>> Begin Source data

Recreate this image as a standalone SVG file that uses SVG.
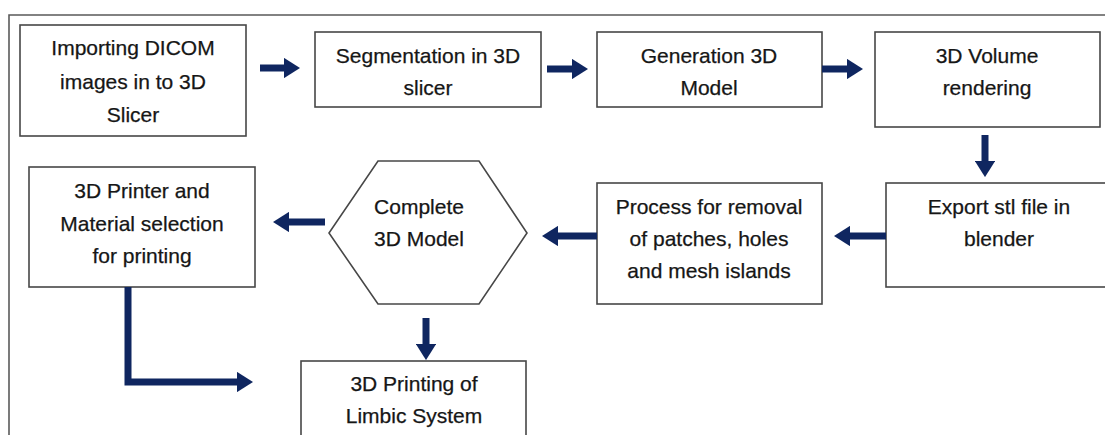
<svg xmlns="http://www.w3.org/2000/svg" width="1105" height="435" viewBox="0 0 1105 435">
  <style>
    .box { fill: #ffffff; stroke: #474747; stroke-width: 1.6; }
    .frame { fill: none; stroke: #5a5a5a; stroke-width: 1.6; }
    .lbl { font-family: "Liberation Sans", Arial, sans-serif; font-size: 21px; fill: #161616; stroke: #161616; stroke-width: 0.25; text-anchor: middle; }
    .conn { fill: none; stroke: #0f2660; stroke-width: 7; marker-end: url(#head); }
  </style>
  <defs>
    <marker id="head" viewBox="0 0 10 10" refX="0" refY="5" markerWidth="2.3" markerHeight="2.9" preserveAspectRatio="none" orient="auto" markerUnits="strokeWidth">
      <path d="M0,0 L10,5 L0,10 z" fill="#0f2660"/>
    </marker>
  </defs>
  <rect width="1105" height="435" fill="#ffffff"/>
  <path class="frame" d="M9,435 V15 H1105"/>

  <g id="n1">
    <rect class="box" x="20" y="25" width="226" height="111"/>
    <text class="lbl" x="133" y="55">Importing DICOM</text>
    <text class="lbl" x="133" y="89">images in to 3D</text>
    <text class="lbl" x="133" y="122">Slicer</text>
  </g>
  <g id="n2">
    <rect class="box" x="315" y="32" width="226" height="75"/>
    <text class="lbl" x="428" y="63">Segmentation in 3D</text>
    <text class="lbl" x="428" y="95">slicer</text>
  </g>
  <g id="n3">
    <rect class="box" x="597" y="32" width="225" height="75"/>
    <text class="lbl" x="709" y="63">Generation 3D</text>
    <text class="lbl" x="709" y="95">Model</text>
  </g>
  <g id="n4">
    <rect class="box" x="875" y="32" width="225" height="95"/>
    <text class="lbl" x="987" y="63">3D Volume</text>
    <text class="lbl" x="987" y="95">rendering</text>
  </g>
  <g id="n5">
    <rect class="box" x="886" y="183" width="226" height="104"/>
    <text class="lbl" x="999" y="214">Export stl file in</text>
    <text class="lbl" x="999" y="246">blender</text>
  </g>
  <g id="n6">
    <rect class="box" x="597" y="183" width="225" height="121"/>
    <text class="lbl" x="709" y="214">Process for removal</text>
    <text class="lbl" x="709" y="246">of patches, holes</text>
    <text class="lbl" x="709" y="278">and mesh islands</text>
  </g>
  <g id="n7">
    <polygon class="box" points="378,161 479,161 527,233 479,304 378,304 329,233"/>
    <text class="lbl" x="419" y="214">Complete</text>
    <text class="lbl" x="419" y="246">3D Model</text>
  </g>
  <g id="n8">
    <rect class="box" x="29" y="167" width="226" height="120"/>
    <text class="lbl" x="142" y="198">3D Printer and</text>
    <text class="lbl" x="142" y="231">Material selection</text>
    <text class="lbl" x="142" y="263">for printing</text>
  </g>
  <g id="n9">
    <rect class="box" x="301" y="361" width="225" height="90"/>
    <text class="lbl" x="414" y="391">3D Printing of</text>
    <text class="lbl" x="414" y="423">Limbic System</text>
  </g>

  <g id="connectors">
    <line class="conn" x1="260" y1="68" x2="284" y2="68"/>
    <line class="conn" x1="547" y1="69" x2="572" y2="69"/>
    <line class="conn" x1="822" y1="69" x2="847" y2="69"/>
    <line class="conn" x1="985" y1="135" x2="985" y2="161"/>
    <line class="conn" x1="886" y1="236" x2="850" y2="236"/>
    <line class="conn" x1="597" y1="236" x2="558" y2="236"/>
    <line class="conn" x1="325" y1="222" x2="289" y2="222"/>
    <line class="conn" x1="426" y1="318" x2="426" y2="344"/>
    <path class="conn" d="M128,287 V382 H237" stroke-linejoin="miter"/>
  </g>
</svg>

>> End Source data

**Aim:** Leave the pictures out and output the rest of the listing exactly.

**Answer to this problem:**
Recreate this image as a standalone SVG file that uses SVG.
<svg xmlns="http://www.w3.org/2000/svg" width="1105" height="435" viewBox="0 0 1105 435">
  <style>
    .box { fill: #ffffff; stroke: #474747; stroke-width: 1.6; }
    .frame { fill: none; stroke: #5a5a5a; stroke-width: 1.6; }
    .lbl { font-family: "Liberation Sans", Arial, sans-serif; font-size: 21px; fill: #161616; stroke: #161616; stroke-width: 0.25; text-anchor: middle; }
    .conn { fill: none; stroke: #0f2660; stroke-width: 7; marker-end: url(#head); }
  </style>
  <defs>
    <marker id="head" viewBox="0 0 10 10" refX="0" refY="5" markerWidth="2.3" markerHeight="2.9" preserveAspectRatio="none" orient="auto" markerUnits="strokeWidth">
      <path d="M0,0 L10,5 L0,10 z" fill="#0f2660"/>
    </marker>
  </defs>
  <rect width="1105" height="435" fill="#ffffff"/>
  <path class="frame" d="M9,435 V15 H1105"/>

  <g id="n1">
    <rect class="box" x="20" y="25" width="226" height="111"/>
    <text class="lbl" x="133" y="55">Importing DICOM</text>
    <text class="lbl" x="133" y="89">images in to 3D</text>
    <text class="lbl" x="133" y="122">Slicer</text>
  </g>
  <g id="n2">
    <rect class="box" x="315" y="32" width="226" height="75"/>
    <text class="lbl" x="428" y="63">Segmentation in 3D</text>
    <text class="lbl" x="428" y="95">slicer</text>
  </g>
  <g id="n3">
    <rect class="box" x="597" y="32" width="225" height="75"/>
    <text class="lbl" x="709" y="63">Generation 3D</text>
    <text class="lbl" x="709" y="95">Model</text>
  </g>
  <g id="n4">
    <rect class="box" x="875" y="32" width="225" height="95"/>
    <text class="lbl" x="987" y="63">3D Volume</text>
    <text class="lbl" x="987" y="95">rendering</text>
  </g>
  <g id="n5">
    <rect class="box" x="886" y="183" width="226" height="104"/>
    <text class="lbl" x="999" y="214">Export stl file in</text>
    <text class="lbl" x="999" y="246">blender</text>
  </g>
  <g id="n6">
    <rect class="box" x="597" y="183" width="225" height="121"/>
    <text class="lbl" x="709" y="214">Process for removal</text>
    <text class="lbl" x="709" y="246">of patches, holes</text>
    <text class="lbl" x="709" y="278">and mesh islands</text>
  </g>
  <g id="n7">
    <polygon class="box" points="378,161 479,161 527,233 479,304 378,304 329,233"/>
    <text class="lbl" x="419" y="214">Complete</text>
    <text class="lbl" x="419" y="246">3D Model</text>
  </g>
  <g id="n8">
    <rect class="box" x="29" y="167" width="226" height="120"/>
    <text class="lbl" x="142" y="198">3D Printer and</text>
    <text class="lbl" x="142" y="231">Material selection</text>
    <text class="lbl" x="142" y="263">for printing</text>
  </g>
  <g id="n9">
    <rect class="box" x="301" y="361" width="225" height="90"/>
    <text class="lbl" x="414" y="391">3D Printing of</text>
    <text class="lbl" x="414" y="423">Limbic System</text>
  </g>

  <g id="connectors">
    <line class="conn" x1="260" y1="68" x2="284" y2="68"/>
    <line class="conn" x1="547" y1="69" x2="572" y2="69"/>
    <line class="conn" x1="822" y1="69" x2="847" y2="69"/>
    <line class="conn" x1="985" y1="135" x2="985" y2="161"/>
    <line class="conn" x1="886" y1="236" x2="850" y2="236"/>
    <line class="conn" x1="597" y1="236" x2="558" y2="236"/>
    <line class="conn" x1="325" y1="222" x2="289" y2="222"/>
    <line class="conn" x1="426" y1="318" x2="426" y2="344"/>
    <path class="conn" d="M128,287 V382 H237" stroke-linejoin="miter"/>
  </g>
</svg>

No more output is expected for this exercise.